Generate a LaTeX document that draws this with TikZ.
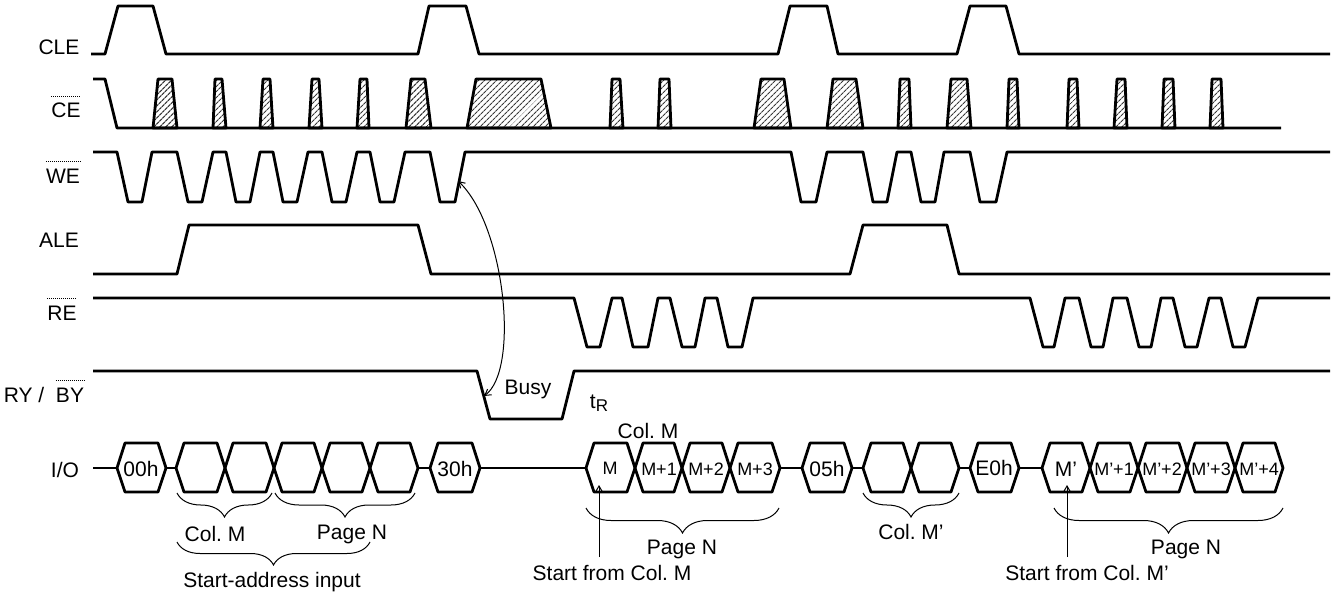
\documentclass[tikz,border=0pt]{standalone}
\usepackage{fontspec}
\setmainfont{Liberation Sans}
\usetikzlibrary{arrows.meta,decorations.pathreplacing,patterns.meta}
\frenchspacing
\begin{document}
\begin{tikzpicture}[x=1pt,y=-1pt,
  sig/.style={line width=2.8pt,line join=round},
  hatch/.style={pattern={Lines[angle=45,distance=4pt,line width=1.2pt]},pattern color=gray!45!black},
  lbl/.style={inner sep=0pt,font=\fontsize{21}{25}\selectfont},
  hx/.style={inner sep=0pt,font=\fontsize{21}{25}\selectfont},
  hxs/.style={inner sep=0pt,font=\fontsize{18}{21}\selectfont},
  ovl/.style={line width=0.6pt,dash pattern=on 1.2pt off 0.8pt},
  brc/.style={line width=1pt,decorate,decoration={brace,mirror,amplitude=#1}},
  arr/.style={line width=1pt,-{Straight Barb[length=6pt,width=7pt]}}
]
\useasboundingbox (0,0) rectangle (1335,593);

% ---- labels ----
\node[lbl] (cle) at (59,47) {CLE};
\node[lbl] (ce) at (66,110) {CE};
\draw[ovl] ([yshift=6pt]ce.north west) -- ([yshift=6pt]ce.north east);
\node[lbl] (we) at (63,176) {WE};
\draw[ovl] ([yshift=7pt]we.north west) -- ([yshift=7pt]we.north east);
\node[lbl] (ale) at (59,240) {ALE};
\node[lbl] (re) at (62,313) {RE};
\draw[ovl] ([yshift=7pt]re.north west) -- ([yshift=7pt]re.north east);
\node[lbl] (ry) at (24,395) {RY /};
\node[lbl] (by) at (70,395) {BY};
\draw[ovl] ([yshift=7pt]by.north west) -- ([yshift=7pt]by.north east);
\node[lbl] (io) at (65,470) {I/O};

% ---- CLE ----
\draw[sig] (91,54) -- (105,54) -- (118,6) -- (153,6) -- (166,54) -- (418,54) -- (429,6) -- (466,6) -- (479,54) -- (778,54) -- (790,6) -- (827,6) -- (838,54) -- (957,54) -- (970,6) -- (1006,6) -- (1019,54) -- (1330,54);

% ---- CE ----
\foreach \a/\b/\c/\d in {153/158/172/177,213/215/222/226,260/263/270/273,309/312/319/322,357/360/367/369,406/411/425/431,467/476/541/551,610/612/620/623,658/660/669/671,754/761/784/791,827/833/856/863,898/900/909/911,947/951/967/971,1007/1009/1017/1019,1067/1069/1077/1079,1114/1117/1125/1127,1162/1164/1173/1175,1210/1212/1221/1223}
  \draw[sig,hatch] (\a,128) -- (\b,79) -- (\c,79) -- (\d,128) -- cycle;
\draw[sig] (93,79) -- (105,79) -- (117,128) -- (1281,128);

% ---- WE ----
\draw[sig] (93,152) -- (117,152) -- (128,202) -- (142,202) -- (152,152) -- (177,152) -- (188,202) -- (202,202) -- (213,152) -- (226,152) -- (236,202) -- (250,202) -- (260,152) -- (273,152) -- (283,202) -- (297,202) -- (308,152) -- (322,152) -- (332,202) -- (346,202) -- (357,152) -- (370,152) -- (380,202) -- (394,202) -- (405,152) -- (430,152) -- (440,202) -- (455,202) -- (465,152) -- (791,152) -- (801,202) -- (816,202) -- (827,152) -- (863,152) -- (873,202) -- (887,202) -- (897,152) -- (911,152) -- (921,202) -- (935,202) -- (944,152) -- (970,152) -- (980,202) -- (996,202) -- (1007,152) -- (1330,152);

% ---- ALE ----
\draw[sig] (93,274) -- (177,274) -- (189,225) -- (418,225) -- (431,274) -- (850,274) -- (863,225) -- (947,225) -- (959,274) -- (1330,274);

% ---- RE ----
\draw[sig] (93,298) -- (574,298) -- (587,347) -- (600,347) -- (612,298) -- (622,298) -- (633,347) -- (648,347) -- (658,298) -- (670,298) -- (682,347) -- (695,347) -- (705,298) -- (717,298) -- (728,347) -- (742,347) -- (753,298) -- (1030,298) -- (1043,347) -- (1054,347) -- (1065,298) -- (1079,298) -- (1091,347) -- (1103,347) -- (1113,298) -- (1127,298) -- (1139,347) -- (1151,347) -- (1161,298) -- (1173,298) -- (1185,347) -- (1197,347) -- (1209,298) -- (1221,298) -- (1233,347) -- (1245,347) -- (1258,298) -- (1330,298);

% ---- RY/BY ----
\draw[sig] (93,371) -- (477,371) -- (490,419) -- (562,419) -- (574,371) -- (1330,371);
\node[lbl] (busy) at (528,389) {Busy};
\node[lbl] (tr) at (599,403) {t\raisebox{-3pt}{\fontsize{17}{20}\selectfont R}};

% ---- curved arrow ----
\coordinate (weR) at (458,181);
\coordinate (ryF) at (484,396);
\draw[line width=1pt,{Straight Barb[length=6pt,width=7pt]}-{Straight Barb[length=6pt,width=7pt]}] (weR) .. controls (505,225) and (520,370) .. (ryF);

% ---- I/O bus ----
\draw[sig] (93,468) -- (117,468);
\draw[sig] (166,468) -- (176,468);
\draw[sig] (418,468) -- (430,468);
\draw[sig] (480,468) -- (586,468);
\draw[sig] (780,468) -- (802,468);
\draw[sig] (852,468) -- (863,468);
\draw[sig] (959,468) -- (970,468);
\draw[sig] (1019,468) -- (1042,468);
\foreach \a/\b in {117/166,176/225,225/274,274/322,322/370,370/418,430/480,586/635,635/682,682/730,730/780,802/852,863/911,911/959,970/1019,1042/1090,1090/1138,1138/1187,1187/1235,1235/1283}
  \draw[sig] (\a,468) -- (\a+8,443) -- (\b-8,443) -- (\b,468) -- (\b-8,492) -- (\a+8,492) -- cycle;

\node[hx] (h00) at (141,469) {00h};
\node[hx] (h30) at (455,469) {30h};
\node[hxs] (hm) at (610,468) {M};
\node[hxs] (hm1) at (659,469) {M+1};
\node[hxs] (hm2) at (706,469) {M+2};
\node[hxs] (hm3) at (755,469) {M+3};
\node[hx] (h05) at (827,469) {05h};
\node[hx] (he0) at (994,468) {E0h};
\node[hx] (hmp) at (1066,469) {M’};
\node[hxs] (hmp1) at (1114,469) {M’+1};
\node[hxs] (hmp2) at (1162,469) {M’+2};
\node[hxs] (hmp3) at (1211,469) {M’+3};
\node[hxs] (hmp4) at (1259,469) {M’+4};

\node[lbl] (colm) at (648,431) {Col. M};

% ---- braces ----
\draw[brc=24pt] (177,493) -- (272,493);
\draw[brc=24pt] (275,493) -- (415,493);
\draw[brc=23pt] (177,542) -- (370,542);
\draw[brc=25pt] (586,508) -- (779,508);
\draw[brc=24pt] (863,493) -- (959,493);
\draw[brc=25pt] (1054,508) -- (1283,508);

\node[lbl] (colm1) at (215,534) {Col. M};
\node[lbl] (pagen1) at (352,534) {Page N};
\node[lbl] (sai) at (272,582) {Start-address input};
\node[lbl] (pagen2) at (682,549) {Page N};
\node[lbl] (sfm) at (612,573) {Start from Col. M};
\node[lbl] (colmp) at (911,532) {Col. M’};
\node[lbl] (pagen3) at (1186,549) {Page N};
\node[lbl] (sfmp) at (1087,573) {Start from Col. M’};

% ---- start arrows ----
\coordinate (a1s) at (599,557);
\coordinate (a1e) at (599,485);
\coordinate (a2s) at (1067,557);
\coordinate (a2e) at (1067,485);
\draw[arr] (a1s) -- (a1e);
\draw[arr] (a2s) -- (a2e);
\end{tikzpicture}
\end{document}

* * * * *

▸ Task statement:
Every line of the material is to be quoted exactly, with no pictures carried over.

▸ Result:
Generate a LaTeX document that draws this with TikZ.
\documentclass[tikz,border=0pt]{standalone}
\usepackage{fontspec}
\setmainfont{Liberation Sans}
\usetikzlibrary{arrows.meta,decorations.pathreplacing,patterns.meta}
\frenchspacing
\begin{document}
\begin{tikzpicture}[x=1pt,y=-1pt,
  sig/.style={line width=2.8pt,line join=round},
  hatch/.style={pattern={Lines[angle=45,distance=4pt,line width=1.2pt]},pattern color=gray!45!black},
  lbl/.style={inner sep=0pt,font=\fontsize{21}{25}\selectfont},
  hx/.style={inner sep=0pt,font=\fontsize{21}{25}\selectfont},
  hxs/.style={inner sep=0pt,font=\fontsize{18}{21}\selectfont},
  ovl/.style={line width=0.6pt,dash pattern=on 1.2pt off 0.8pt},
  brc/.style={line width=1pt,decorate,decoration={brace,mirror,amplitude=#1}},
  arr/.style={line width=1pt,-{Straight Barb[length=6pt,width=7pt]}}
]
\useasboundingbox (0,0) rectangle (1335,593);

% ---- labels ----
\node[lbl] (cle) at (59,47) {CLE};
\node[lbl] (ce) at (66,110) {CE};
\draw[ovl] ([yshift=6pt]ce.north west) -- ([yshift=6pt]ce.north east);
\node[lbl] (we) at (63,176) {WE};
\draw[ovl] ([yshift=7pt]we.north west) -- ([yshift=7pt]we.north east);
\node[lbl] (ale) at (59,240) {ALE};
\node[lbl] (re) at (62,313) {RE};
\draw[ovl] ([yshift=7pt]re.north west) -- ([yshift=7pt]re.north east);
\node[lbl] (ry) at (24,395) {RY /};
\node[lbl] (by) at (70,395) {BY};
\draw[ovl] ([yshift=7pt]by.north west) -- ([yshift=7pt]by.north east);
\node[lbl] (io) at (65,470) {I/O};

% ---- CLE ----
\draw[sig] (91,54) -- (105,54) -- (118,6) -- (153,6) -- (166,54) -- (418,54) -- (429,6) -- (466,6) -- (479,54) -- (778,54) -- (790,6) -- (827,6) -- (838,54) -- (957,54) -- (970,6) -- (1006,6) -- (1019,54) -- (1330,54);

% ---- CE ----
\foreach \a/\b/\c/\d in {153/158/172/177,213/215/222/226,260/263/270/273,309/312/319/322,357/360/367/369,406/411/425/431,467/476/541/551,610/612/620/623,658/660/669/671,754/761/784/791,827/833/856/863,898/900/909/911,947/951/967/971,1007/1009/1017/1019,1067/1069/1077/1079,1114/1117/1125/1127,1162/1164/1173/1175,1210/1212/1221/1223}
  \draw[sig,hatch] (\a,128) -- (\b,79) -- (\c,79) -- (\d,128) -- cycle;
\draw[sig] (93,79) -- (105,79) -- (117,128) -- (1281,128);

% ---- WE ----
\draw[sig] (93,152) -- (117,152) -- (128,202) -- (142,202) -- (152,152) -- (177,152) -- (188,202) -- (202,202) -- (213,152) -- (226,152) -- (236,202) -- (250,202) -- (260,152) -- (273,152) -- (283,202) -- (297,202) -- (308,152) -- (322,152) -- (332,202) -- (346,202) -- (357,152) -- (370,152) -- (380,202) -- (394,202) -- (405,152) -- (430,152) -- (440,202) -- (455,202) -- (465,152) -- (791,152) -- (801,202) -- (816,202) -- (827,152) -- (863,152) -- (873,202) -- (887,202) -- (897,152) -- (911,152) -- (921,202) -- (935,202) -- (944,152) -- (970,152) -- (980,202) -- (996,202) -- (1007,152) -- (1330,152);

% ---- ALE ----
\draw[sig] (93,274) -- (177,274) -- (189,225) -- (418,225) -- (431,274) -- (850,274) -- (863,225) -- (947,225) -- (959,274) -- (1330,274);

% ---- RE ----
\draw[sig] (93,298) -- (574,298) -- (587,347) -- (600,347) -- (612,298) -- (622,298) -- (633,347) -- (648,347) -- (658,298) -- (670,298) -- (682,347) -- (695,347) -- (705,298) -- (717,298) -- (728,347) -- (742,347) -- (753,298) -- (1030,298) -- (1043,347) -- (1054,347) -- (1065,298) -- (1079,298) -- (1091,347) -- (1103,347) -- (1113,298) -- (1127,298) -- (1139,347) -- (1151,347) -- (1161,298) -- (1173,298) -- (1185,347) -- (1197,347) -- (1209,298) -- (1221,298) -- (1233,347) -- (1245,347) -- (1258,298) -- (1330,298);

% ---- RY/BY ----
\draw[sig] (93,371) -- (477,371) -- (490,419) -- (562,419) -- (574,371) -- (1330,371);
\node[lbl] (busy) at (528,389) {Busy};
\node[lbl] (tr) at (599,403) {t\raisebox{-3pt}{\fontsize{17}{20}\selectfont R}};

% ---- curved arrow ----
\coordinate (weR) at (458,181);
\coordinate (ryF) at (484,396);
\draw[line width=1pt,{Straight Barb[length=6pt,width=7pt]}-{Straight Barb[length=6pt,width=7pt]}] (weR) .. controls (505,225) and (520,370) .. (ryF);

% ---- I/O bus ----
\draw[sig] (93,468) -- (117,468);
\draw[sig] (166,468) -- (176,468);
\draw[sig] (418,468) -- (430,468);
\draw[sig] (480,468) -- (586,468);
\draw[sig] (780,468) -- (802,468);
\draw[sig] (852,468) -- (863,468);
\draw[sig] (959,468) -- (970,468);
\draw[sig] (1019,468) -- (1042,468);
\foreach \a/\b in {117/166,176/225,225/274,274/322,322/370,370/418,430/480,586/635,635/682,682/730,730/780,802/852,863/911,911/959,970/1019,1042/1090,1090/1138,1138/1187,1187/1235,1235/1283}
  \draw[sig] (\a,468) -- (\a+8,443) -- (\b-8,443) -- (\b,468) -- (\b-8,492) -- (\a+8,492) -- cycle;

\node[hx] (h00) at (141,469) {00h};
\node[hx] (h30) at (455,469) {30h};
\node[hxs] (hm) at (610,468) {M};
\node[hxs] (hm1) at (659,469) {M+1};
\node[hxs] (hm2) at (706,469) {M+2};
\node[hxs] (hm3) at (755,469) {M+3};
\node[hx] (h05) at (827,469) {05h};
\node[hx] (he0) at (994,468) {E0h};
\node[hx] (hmp) at (1066,469) {M’};
\node[hxs] (hmp1) at (1114,469) {M’+1};
\node[hxs] (hmp2) at (1162,469) {M’+2};
\node[hxs] (hmp3) at (1211,469) {M’+3};
\node[hxs] (hmp4) at (1259,469) {M’+4};

\node[lbl] (colm) at (648,431) {Col. M};

% ---- braces ----
\draw[brc=24pt] (177,493) -- (272,493);
\draw[brc=24pt] (275,493) -- (415,493);
\draw[brc=23pt] (177,542) -- (370,542);
\draw[brc=25pt] (586,508) -- (779,508);
\draw[brc=24pt] (863,493) -- (959,493);
\draw[brc=25pt] (1054,508) -- (1283,508);

\node[lbl] (colm1) at (215,534) {Col. M};
\node[lbl] (pagen1) at (352,534) {Page N};
\node[lbl] (sai) at (272,582) {Start-address input};
\node[lbl] (pagen2) at (682,549) {Page N};
\node[lbl] (sfm) at (612,573) {Start from Col. M};
\node[lbl] (colmp) at (911,532) {Col. M’};
\node[lbl] (pagen3) at (1186,549) {Page N};
\node[lbl] (sfmp) at (1087,573) {Start from Col. M’};

% ---- start arrows ----
\coordinate (a1s) at (599,557);
\coordinate (a1e) at (599,485);
\coordinate (a2s) at (1067,557);
\coordinate (a2e) at (1067,485);
\draw[arr] (a1s) -- (a1e);
\draw[arr] (a2s) -- (a2e);
\end{tikzpicture}
\end{document}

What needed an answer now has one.